他哈哈大笑,连声道:“真巧,真巧!陈导在我的地盘上拍戏,却总说有事要忙,不肯赏光出来吃顿便饭。既然今天见上了,不如再叫几个女演员出来,大家一起喝几杯?”

“哈哈哈哈哈哈!就是就是!”他身后站着的小混混也跟着笑了起来。

暧昧、粗蛮又放肆的大笑。

松虞并不认识曾门,更不可能知道对方还想跟自己吃饭。

——显然是与之接洽的制片主任帮她挡了下来。

实际上,剧组每到一个特殊的地方拍摄,都要像拜码头一样,拜访当地的地头蛇。

而这一次他们想进贫民窟,同样不容易——不仅要拿到政府的拍摄许可证,也要打通地下的关系。

只是她从来不过问这些。

她弯了弯唇角:“很遗憾,我们组只有一位女演员。你要约她出来吃饭,大概要先问过她丈夫的意见。”

“哦?”曾门更轻佻地笑,“那位美女的老公是谁啊?”

“荣吕。”她说,“你认识吗?”

话音刚落,一道锐利的眼风朝她扫来。

曾门的眼里突然变得凌厉。她甚至看到一丝杀意。

但松虞仍然只是若无其事地坐着。

片刻后,曾门收回视线,又换上一副吊儿郎当的笑脸:“陈导演,既然今晚这么有缘,不如我来送你一份大礼。”

……大礼。

松虞不禁转头,古怪地看了池晏一眼。

怎么都喜欢送礼?

池晏很无辜地看了她一眼,作了个口型:我什么都不知道。

她正欲冷笑,却听到一声极其凄厉的惨叫:

“啊——”

那女人的声音太刺耳,松虞一惊。

她竭尽压制自己,才没能在脸上显出变化。她知道曾门还在虎视眈眈地看着自己。

但曾门还是故意道:“吵什么呢?别吓着陈导演了!”

似乎有个男人应了声“是”。

人群慢慢分开。远处有人狠狠揪住女人的头发,往她嘴巴里塞了什么东西,又像拖一个烂玩具一样,将她拖到前面。

一张被打得血肉模糊的脸,高高地抬起来。

变形的五官,斑驳的妆容,让这张脸显得既凄惨又诡异。
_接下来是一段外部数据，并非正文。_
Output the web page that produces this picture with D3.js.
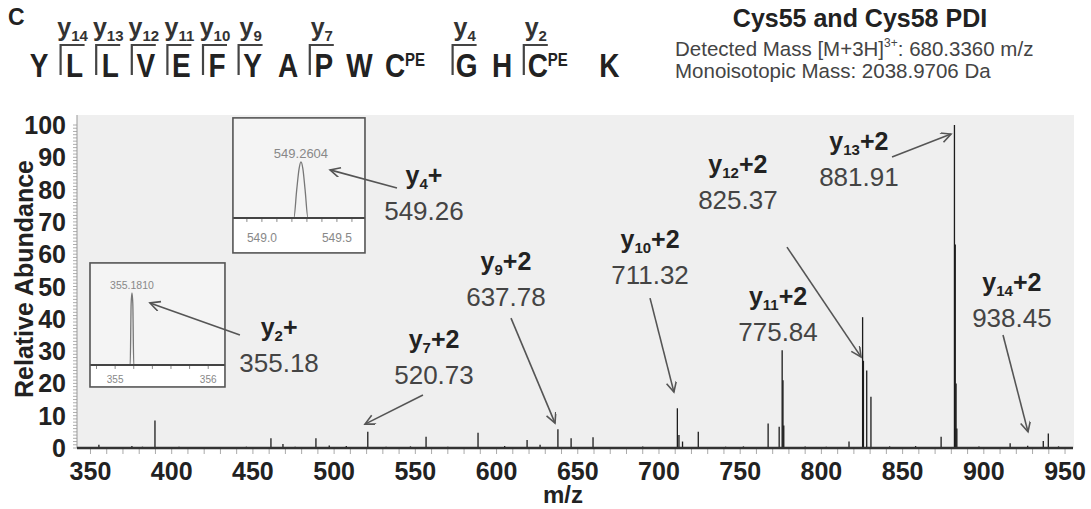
<!DOCTYPE html>
<html>
<head>
<meta charset="utf-8">
<script src="https://cdn.jsdelivr.net/npm/d3@7"></script>
<style>
body { margin: 0; background: #fff; }
svg { display: block; font-family: "Liberation Sans", Arial, sans-serif; }
</style>
</head>
<body>
<svg id="chart" width="1091" height="509"></svg>
<script>
// ---- data ----
const peakMz = [355.18, 362.5, 375.5, 382.0, 389.7, 404.5, 431.0, 446.0, 461.1, 468.5, 476.0, 488.8, 497.0, 507.5,
  520.73, 532.0, 547.0, 556.6, 570.0, 588.6, 605.0, 618.8, 626.8, 637.78, 645.9, 659.4, 690.0, 711.32, 712.3, 714.5,
  724.2, 741.0, 752.0, 767.2, 774.0, 775.84, 776.34, 776.84, 790.0, 803.0, 817.0, 825.37, 825.87, 827.9, 830.5,
  842.0, 858.0, 873.7, 881.91, 882.41, 882.91, 883.4, 897.0, 916.2, 927.0, 936.6, 939.7, 946.0];
const peakInt = [1.0, 0.3, 0.6, 0.4, 8.5, 0.4, 0.3, 0.4, 3.0, 1.2, 0.4, 3.0, 0.8, 0.6,
  5.0, 0.4, 0.5, 3.5, 0.4, 4.7, 0.6, 2.5, 1.0, 5.8, 3.0, 3.3, 0.5, 12.3, 4.0, 2.0,
  5.0, 0.4, 0.5, 7.6, 6.6, 30.3, 21.0, 7.0, 0.5, 0.4, 2.0, 40.5, 27.0, 24.0, 15.9,
  0.5, 0.6, 3.5, 100, 63, 20, 6, 0.5, 1.5, 0.7, 2.2, 4.5, 0.5];

const xTickLabels = [350, 400, 450, 500, 550, 600, 650, 700, 750, 800, 850, 900, 950];
const yTickLabels = [0, 10, 20, 30, 40, 50, 60, 70, 80, 90, 100];

// annotated y ions
const ionNumber = ["2", "4", "7", "9", "10", "11", "12", "13", "14"];
const ionCharge = ["+", "+", "+2", "+2", "+2", "+2", "+2", "+2", "+2"];
const ionMzText = ["355.18", "549.26", "520.73", "637.78", "711.32", "775.84", "825.37", "881.91", "938.45"];

// zoomed insets (profile points)
const inset549Mz = [548.85, 549.213, 549.232, 549.248, 549.2604, 549.273, 549.288, 549.307, 549.65];
const inset549Int = [0, 0, 50, 88, 100, 88, 50, 0, 0];
const inset355Mz = [354.8, 355.162, 355.172, 355.181, 355.190, 355.200, 356.1];
const inset355Int = [0, 0, 85, 100, 85, 0, 0];

// peptide sequence
const residues = ["Y", "L", "L", "V", "E", "F", "Y", "A", "P", "W", "C", "G", "H", "C", "K"];
const residueMods = ["", "", "", "", "", "", "", "", "", "", "PE", "", "", "PE", ""];
const yIonBrackets = [14, 13, 12, 11, 10, 9, 7, 4, 2];

// ---- layout ----
const svg = d3.select("#chart");
const x = d3.scaleLinear().domain([341.7, 954.9]).range([77, 1073]);
const y = d3.scaleLinear().domain([0, 100]).range([448, 125]);

svg.append("rect")
  .attr("x", 77).attr("y", 115)
  .attr("width", 997).attr("height", 333)
  .attr("fill", "#efefef");

svg.append("defs").append("marker")
  .attr("id", "arr")
  .attr("markerUnits", "userSpaceOnUse")
  .attr("markerWidth", 14).attr("markerHeight", 12)
  .attr("refX", 11).attr("refY", 5)
  .attr("orient", "auto")
  .append("path")
  .attr("d", "M1,0 L11,5 L1,10")
  .attr("fill", "none")
  .attr("stroke", "#555")
  .attr("stroke-width", 1.6);

// y minor ticks + labels
svg.append("g").selectAll("line")
  .data(d3.range(0, 101, 1))
  .enter().append("line")
  .attr("x1", 73).attr("x2", 77)
  .attr("y1", d => y(d)).attr("y2", d => y(d))
  .attr("stroke", "#999").attr("stroke-width", 0.8);
svg.append("line").attr("x1", 77).attr("x2", 77).attr("y1", 115).attr("y2", 448)
  .attr("stroke", "#999").attr("stroke-width", 1);
svg.append("g").selectAll("text")
  .data(yTickLabels)
  .enter().append("text")
  .attr("x", 66).attr("y", d => y(d)).attr("dy", "0.36em")
  .attr("text-anchor", "end")
  .attr("font-size", 25).attr("font-weight", "bold").attr("fill", "#222")
  .text(d => d);

// x minor ticks + labels
svg.append("g").selectAll("line")
  .data(d3.range(350, 951, 10))
  .enter().append("line")
  .attr("x1", d => x(d)).attr("x2", d => x(d))
  .attr("y1", 449).attr("y2", 454)
  .attr("stroke", "#aaa").attr("stroke-width", 1);
svg.append("g").selectAll("text")
  .data(xTickLabels)
  .enter().append("text")
  .attr("x", d => x(d)).attr("y", 480)
  .attr("text-anchor", "middle")
  .attr("font-size", 25).attr("font-weight", "bold").attr("fill", "#222")
  .text(d => d);

svg.append("text")
  .attr("transform", "translate(33,279) rotate(-90)")
  .attr("text-anchor", "middle")
  .attr("font-size", 25).attr("font-weight", "bold").attr("fill", "#222")
  .text("Relative Abundance");
svg.append("text")
  .attr("x", 563).attr("y", 503)
  .attr("text-anchor", "middle")
  .attr("font-size", 24).attr("font-weight", "bold").attr("fill", "#222")
  .text("m/z");

// peaks
svg.append("g").selectAll("line")
  .data(peakMz.map((m, i) => [m, peakInt[i]]))
  .enter().append("line")
  .attr("x1", d => x(d[0])).attr("x2", d => x(d[0]))
  .attr("y1", y(0)).attr("y2", d => y(d[1]))
  .attr("stroke", "#1c1c1c").attr("stroke-width", 1.3);

svg.append("line").attr("x1", 77).attr("x2", 1073).attr("y1", 448).attr("y2", 448)
  .attr("stroke", "#333").attr("stroke-width", 2.6);

// insets
function drawInset(o) {
  let bx0 = x(o.m0), bx1 = x(o.m1), by0 = y(o.a1), by1 = y(o.a0);
  let axisY = by1 - o.band;
  let g = svg.append("g");
  g.append("rect").attr("x", bx0).attr("y", by0).attr("width", bx1 - bx0).attr("height", axisY - by0)
    .attr("fill", "#f4f4f4");
  g.append("rect").attr("x", bx0).attr("y", axisY).attr("width", bx1 - bx0).attr("height", by1 - axisY)
    .attr("fill", "#fff");
  let ix = d3.scaleLinear().domain(o.domain).range([bx0, bx1]);
  let iy = d3.scaleLinear().domain([0, 100]).range([axisY, by0 + o.top]);
  g.append("path")
    .datum(o.mz.map((m, i) => [m, o.ints[i]]))
    .attr("d", d3.line().x(d => ix(d[0])).y(d => iy(d[1])).curve(d3.curveMonotoneX))
    .attr("fill", "none").attr("stroke", "#777").attr("stroke-width", 1.3);
  g.selectAll(".tk").data(o.ticks).enter().append("line")
    .attr("x1", d => ix(d)).attr("x2", d => ix(d))
    .attr("y1", axisY).attr("y2", axisY + 4)
    .attr("stroke", "#888").attr("stroke-width", 1);
  g.append("line").attr("x1", bx0).attr("x2", bx1).attr("y1", axisY).attr("y2", axisY)
    .attr("stroke", "#444").attr("stroke-width", 2);
  g.selectAll(".tl").data(o.labels).enter().append("text")
    .attr("x", d => ix(d)).attr("y", axisY + o.labelDy)
    .attr("text-anchor", "middle").attr("font-size", o.labelSize).attr("fill", "#888")
    .text(d => d3.format(o.fmt)(d));
  g.append("text")
    .attr("x", ix(o.peak)).attr("y", iy(100) - 4)
    .attr("text-anchor", "middle").attr("font-size", o.peakSize).attr("fill", "#888")
    .text(o.peakText);
  g.append("rect").attr("x", bx0).attr("y", by0).attr("width", bx1 - bx0).attr("height", by1 - by0)
    .attr("fill", "none").attr("stroke", "#555").attr("stroke-width", 1.6);
}

drawInset({
  m0: 437.7, m1: 519.0, a0: 60.4, a1: 102.2, band: 35, top: 44,
  domain: [548.807, 549.687], mz: inset549Mz, ints: inset549Int,
  ticks: d3.range(548.9, 549.65, 0.1), labels: [549.0, 549.5], fmt: ".1f",
  labelDy: 24, labelSize: 12, peak: 549.2604, peakText: "549.2604", peakSize: 13
});
drawInset({
  m0: 349.7, m1: 432.8, a0: 18.9, a1: 57.3, band: 22, top: 30,
  domain: [354.73, 356.18], mz: inset355Mz, ints: inset355Int,
  ticks: d3.range(354.8, 356.1, 0.2), labels: [355, 356], fmt: "d",
  labelDy: 18, labelSize: 10, peak: 355.181, peakText: "355.1810", peakSize: 10.5
});

// ion labels and arrows (positions in data units)
const ionLayout = [
  { lx: 466.1, ly: 34.7, from: [442.0, 35.0], to: [386.6, 44.9] },
  { lx: 555.3, ly: 81.7, from: [538.7, 80.5], to: [497.5, 86.1] },
  { lx: 561.5, ly: 31.0, from: [554.7, 16.4], to: [519.0, 7.4] },
  { lx: 605.8, ly: 55.1, from: [608.9, 40.2], to: [636.0, 7.7] },
  { lx: 694.5, ly: 61.9, from: [694.5, 46.4], to: [709.2, 17.3] },
  { lx: 773.3, ly: 44.3 },
  { lx: 748.6, ly: 85.1, from: [778.8, 62.2], to: [824.4, 28.2] },
  { lx: 823.1, ly: 92.3, from: [843.5, 90.1], to: [879.8, 97.2] },
  { lx: 917.3, ly: 48.6, from: [911.8, 35.0], to: [927.2, 5.0] }
];

ionLayout.forEach((p, i) => {
  let cx = x(p.lx), by = y(p.ly);
  let t = svg.append("text")
    .attr("x", cx).attr("y", by)
    .attr("text-anchor", "middle")
    .attr("font-size", 25).attr("font-weight", "bold").attr("fill", "#222");
  t.append("tspan").text("y");
  t.append("tspan").attr("font-size", 15).attr("dy", 5).text(ionNumber[i]);
  t.append("tspan").attr("dy", -5).text(ionCharge[i]);
  svg.append("text")
    .attr("x", cx).attr("y", by + 36)
    .attr("text-anchor", "middle")
    .attr("font-size", 26).attr("fill", "#444")
    .text(ionMzText[i]);
  if (p.from) {
    svg.append("line")
      .attr("x1", x(p.from[0])).attr("y1", y(p.from[1]))
      .attr("x2", x(p.to[0])).attr("y2", y(p.to[1]))
      .attr("stroke", "#555").attr("stroke-width", 1.6)
      .attr("marker-end", "url(#arr)");
  }
});

// ---- header ----
svg.append("text").attr("x", 8).attr("y", 25)
  .attr("font-size", 23).attr("font-weight", "bold").attr("fill", "#222").text("C");

let seqX = [];
let cur = 39;
residues.forEach((r, i) => {
  seqX.push(cur);
  cur += 35.6 + (residueMods[i] ? 36 : 0);
});

let seq = svg.append("g");
residues.forEach((r, i) => {
  let g = seq.append("g").attr("transform", `translate(${seqX[i]},77) scale(1,1.2)`);
  g.append("text").attr("text-anchor", "middle")
    .attr("font-size", 28).attr("font-weight", "bold").attr("fill", "#222").text(r);
  if (residueMods[i]) {
    g.append("text").attr("x", 10).attr("y", -9)
      .attr("font-size", 15).attr("font-weight", "bold").attr("fill", "#222").text(residueMods[i]);
  }
});

yIonBrackets.forEach(n => {
  let c = seqX[residues.length - n];
  seq.append("path")
    .attr("d", `M${c - 14},75 V45 H${c + 10}`)
    .attr("fill", "none").attr("stroke", "#444").attr("stroke-width", 2.2);
  let t = seq.append("text").attr("x", c - 2).attr("y", 36)
    .attr("text-anchor", "middle")
    .attr("font-size", 25).attr("font-weight", "bold").attr("fill", "#333");
  t.append("tspan").text("y");
  t.append("tspan").attr("font-size", 15).attr("dy", 5).text(n);
});

svg.append("text").attr("x", 860).attr("y", 27)
  .attr("text-anchor", "middle")
  .attr("font-size", 25).attr("font-weight", "bold").attr("fill", "#222")
  .text("Cys55 and Cys58 PDI");
let l2 = svg.append("text").attr("x", 675).attr("y", 56)
  .attr("font-size", 20.5).attr("fill", "#444");
l2.append("tspan").text("Detected Mass [M+3H]");
l2.append("tspan").attr("font-size", 12).attr("dy", -9).text("3+");
l2.append("tspan").attr("dy", 9).text(": 680.3360 m/z");
svg.append("text").attr("x", 675).attr("y", 78)
  .attr("font-size", 20.5).attr("fill", "#444")
  .text("Monoisotopic Mass: 2038.9706 Da");
</script>
</body>
</html>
像一只花花绿绿的、鼓胀的气球。

“前天的事情,我也听说了,陈导演好端端拍戏,竟然就在我的地盘上受了惊。”曾门说,“我立刻派人把人给抓了回来。”

“这婊/子命也够大,中了一枪都没死,差点让她跑了。陈导演还认识她吧?”

松虞:“嗯。”

她当然认识,化成灰都不会忘。

这就是当日出卖自己的舞女。拜她所赐,自己现在才会是这幅模样。

但她没想到几日不见,对方甚至比自己当时更惨。

曾门:“说起来也是很奇怪,我的地盘上,竟然还有别的人敢动手。我到现在都没查出来,开枪的人到底是谁。问了这婊/子半天,估计是药把脑子磕坏了,她也说不清楚。”

他意味深长地盯着松虞:“或许陈导演能告诉我,当时到底是怎么一回事。”

松虞笑了笑。

她立刻明白过来:当日来找自己的是池晏的人,算是另一方势力;而他的这一番小动作,引起了地头蛇的注意力。

曾门嘴上说要帮她出气,其实根本是来找她打探消息。

而她竟然又以这种微妙的形式,被卷进了一场权力之争。

她面不改色地说:“我只知道这是场无妄之灾。不知道那女人发了什么疯,突然朝我冲过来。后来我醒过来,已经躺在医院。”

曾门定定地看着她。

那双小眼睛,在顶灯的照射下,折射出蟒蛇一般危险的光。

但松虞面对这拷问般的眼神,仍然能够态度平静,不落下风。

最终他又哈哈大笑起来:“当然了,我相信陈导。是这女人该死。”

他拍了拍手。

另一个手下将一只破旧的大蛇皮袋子抖开:一大把脏兮兮的注射针管散落在地上。长而细的针头,闪着蚀骨寒光。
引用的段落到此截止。